### To do
Retype only the lines from the one containing "Write a Python" through the one containing "from matplotlib.patches import Polygon, Patch", both included, word for word. Pictures stay out of the copy.

### Given information
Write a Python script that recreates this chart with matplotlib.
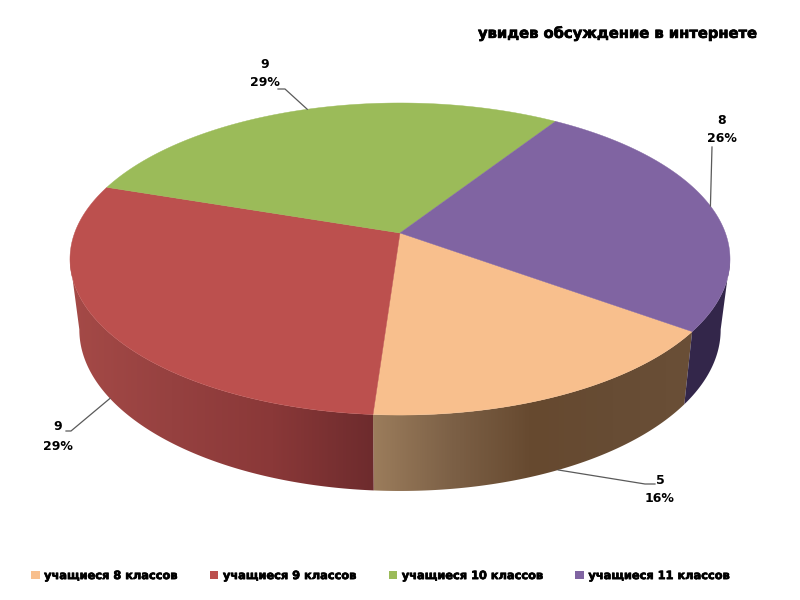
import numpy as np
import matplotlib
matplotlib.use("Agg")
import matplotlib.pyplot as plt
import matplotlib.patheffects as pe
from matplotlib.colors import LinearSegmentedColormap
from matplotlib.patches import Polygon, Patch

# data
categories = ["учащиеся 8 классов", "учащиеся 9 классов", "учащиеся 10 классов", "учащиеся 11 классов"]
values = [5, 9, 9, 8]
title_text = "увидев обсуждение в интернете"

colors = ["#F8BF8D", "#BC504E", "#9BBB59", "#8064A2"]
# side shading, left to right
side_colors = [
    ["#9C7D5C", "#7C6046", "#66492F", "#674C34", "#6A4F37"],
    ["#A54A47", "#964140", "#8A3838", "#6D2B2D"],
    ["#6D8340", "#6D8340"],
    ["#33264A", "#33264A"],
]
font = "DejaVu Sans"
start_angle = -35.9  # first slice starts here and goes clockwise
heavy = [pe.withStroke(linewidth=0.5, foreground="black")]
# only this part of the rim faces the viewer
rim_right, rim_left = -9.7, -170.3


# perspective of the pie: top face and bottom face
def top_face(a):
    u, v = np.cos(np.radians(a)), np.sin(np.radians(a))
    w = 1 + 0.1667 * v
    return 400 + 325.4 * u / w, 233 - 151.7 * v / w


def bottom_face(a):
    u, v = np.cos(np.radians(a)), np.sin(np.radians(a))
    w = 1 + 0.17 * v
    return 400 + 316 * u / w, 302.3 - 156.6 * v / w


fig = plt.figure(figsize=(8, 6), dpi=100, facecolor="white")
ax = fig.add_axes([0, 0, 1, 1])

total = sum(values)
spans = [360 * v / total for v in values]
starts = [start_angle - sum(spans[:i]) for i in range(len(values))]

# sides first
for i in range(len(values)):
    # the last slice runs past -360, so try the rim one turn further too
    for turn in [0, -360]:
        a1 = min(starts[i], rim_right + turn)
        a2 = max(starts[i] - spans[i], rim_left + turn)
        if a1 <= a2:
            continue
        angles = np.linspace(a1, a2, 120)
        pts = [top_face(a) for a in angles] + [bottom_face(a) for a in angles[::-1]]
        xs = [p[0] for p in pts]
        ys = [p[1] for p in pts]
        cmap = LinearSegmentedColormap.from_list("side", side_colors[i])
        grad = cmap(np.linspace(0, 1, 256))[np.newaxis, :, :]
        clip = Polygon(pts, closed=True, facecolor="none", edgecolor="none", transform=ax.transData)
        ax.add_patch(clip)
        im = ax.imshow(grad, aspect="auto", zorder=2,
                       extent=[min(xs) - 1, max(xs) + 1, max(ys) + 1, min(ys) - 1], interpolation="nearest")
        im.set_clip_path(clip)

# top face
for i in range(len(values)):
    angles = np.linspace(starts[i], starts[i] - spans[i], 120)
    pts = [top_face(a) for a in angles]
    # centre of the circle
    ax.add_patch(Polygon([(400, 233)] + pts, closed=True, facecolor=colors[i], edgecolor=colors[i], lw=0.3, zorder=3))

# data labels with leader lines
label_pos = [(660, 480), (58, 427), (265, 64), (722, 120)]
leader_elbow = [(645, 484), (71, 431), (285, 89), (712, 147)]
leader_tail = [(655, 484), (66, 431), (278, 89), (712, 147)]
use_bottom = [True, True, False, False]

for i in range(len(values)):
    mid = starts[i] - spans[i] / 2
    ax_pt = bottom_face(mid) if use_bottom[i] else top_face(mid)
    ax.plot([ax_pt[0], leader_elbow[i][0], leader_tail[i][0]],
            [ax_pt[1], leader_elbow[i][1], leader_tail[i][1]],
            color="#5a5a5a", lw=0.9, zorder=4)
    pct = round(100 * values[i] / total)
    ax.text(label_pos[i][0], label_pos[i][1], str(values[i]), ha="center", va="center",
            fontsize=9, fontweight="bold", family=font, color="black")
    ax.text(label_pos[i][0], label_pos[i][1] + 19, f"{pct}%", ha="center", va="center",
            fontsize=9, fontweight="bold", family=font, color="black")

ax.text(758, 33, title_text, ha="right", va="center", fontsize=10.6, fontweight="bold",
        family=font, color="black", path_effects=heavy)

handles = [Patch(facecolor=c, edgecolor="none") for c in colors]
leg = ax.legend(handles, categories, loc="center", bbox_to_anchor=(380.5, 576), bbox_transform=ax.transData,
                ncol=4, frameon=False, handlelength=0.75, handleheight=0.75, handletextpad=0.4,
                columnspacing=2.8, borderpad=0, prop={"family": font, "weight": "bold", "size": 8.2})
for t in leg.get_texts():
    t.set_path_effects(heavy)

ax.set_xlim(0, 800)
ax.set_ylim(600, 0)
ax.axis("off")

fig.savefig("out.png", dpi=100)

==

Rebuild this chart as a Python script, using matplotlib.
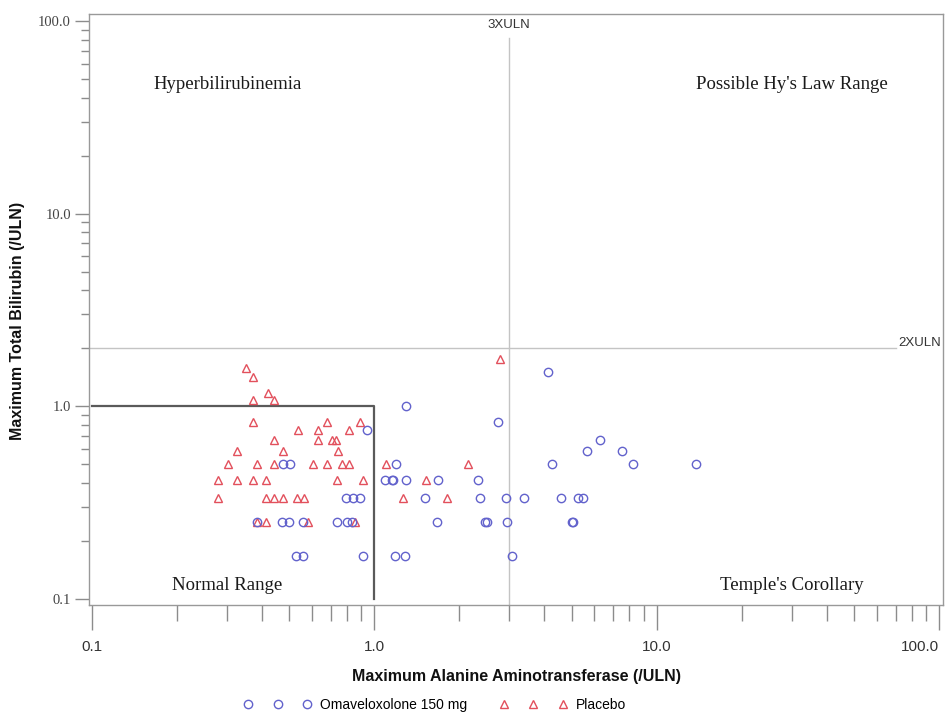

--

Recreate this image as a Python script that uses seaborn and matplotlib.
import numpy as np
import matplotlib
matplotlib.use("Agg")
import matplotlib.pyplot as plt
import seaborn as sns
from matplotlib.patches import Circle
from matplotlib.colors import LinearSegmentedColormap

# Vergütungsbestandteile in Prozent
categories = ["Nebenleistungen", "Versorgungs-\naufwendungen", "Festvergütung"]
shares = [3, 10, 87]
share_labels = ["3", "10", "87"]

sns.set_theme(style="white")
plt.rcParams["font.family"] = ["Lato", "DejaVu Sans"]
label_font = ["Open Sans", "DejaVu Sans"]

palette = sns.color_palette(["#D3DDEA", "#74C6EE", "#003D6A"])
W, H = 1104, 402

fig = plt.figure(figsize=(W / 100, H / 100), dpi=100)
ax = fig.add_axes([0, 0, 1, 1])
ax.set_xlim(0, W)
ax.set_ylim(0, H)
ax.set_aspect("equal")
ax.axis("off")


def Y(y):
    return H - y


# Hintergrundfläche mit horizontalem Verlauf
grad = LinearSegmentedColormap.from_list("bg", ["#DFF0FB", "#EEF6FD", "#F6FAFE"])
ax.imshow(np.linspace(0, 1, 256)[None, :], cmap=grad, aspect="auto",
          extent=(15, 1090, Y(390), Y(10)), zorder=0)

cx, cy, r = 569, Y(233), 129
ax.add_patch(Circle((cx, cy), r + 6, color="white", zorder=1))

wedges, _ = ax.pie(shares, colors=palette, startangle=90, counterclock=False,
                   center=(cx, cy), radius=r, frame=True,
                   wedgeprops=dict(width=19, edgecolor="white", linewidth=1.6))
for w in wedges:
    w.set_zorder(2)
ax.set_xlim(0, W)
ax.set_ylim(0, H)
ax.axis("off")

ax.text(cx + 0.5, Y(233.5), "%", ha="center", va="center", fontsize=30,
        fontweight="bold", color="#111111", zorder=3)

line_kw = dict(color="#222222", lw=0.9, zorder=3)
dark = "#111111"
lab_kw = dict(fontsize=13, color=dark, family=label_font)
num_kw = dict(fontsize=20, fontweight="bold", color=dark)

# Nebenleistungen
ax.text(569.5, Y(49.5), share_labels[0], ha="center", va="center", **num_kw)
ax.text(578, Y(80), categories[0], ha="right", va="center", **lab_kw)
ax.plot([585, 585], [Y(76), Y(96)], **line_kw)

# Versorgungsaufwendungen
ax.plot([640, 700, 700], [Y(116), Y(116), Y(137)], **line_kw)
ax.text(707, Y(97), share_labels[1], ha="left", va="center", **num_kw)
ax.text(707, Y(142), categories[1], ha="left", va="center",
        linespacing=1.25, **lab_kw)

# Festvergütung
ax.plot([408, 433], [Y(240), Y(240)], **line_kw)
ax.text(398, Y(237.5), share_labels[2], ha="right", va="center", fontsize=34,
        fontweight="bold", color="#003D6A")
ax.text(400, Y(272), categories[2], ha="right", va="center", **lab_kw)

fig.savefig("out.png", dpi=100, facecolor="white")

### The response
Write a Python script that recreates this chart with matplotlib.
import numpy as np
import matplotlib
matplotlib.use("Agg")
import matplotlib.pyplot as plt
import matplotlib.patheffects as pe
from matplotlib.colors import LinearSegmentedColormap
from matplotlib.patches import Polygon, Patch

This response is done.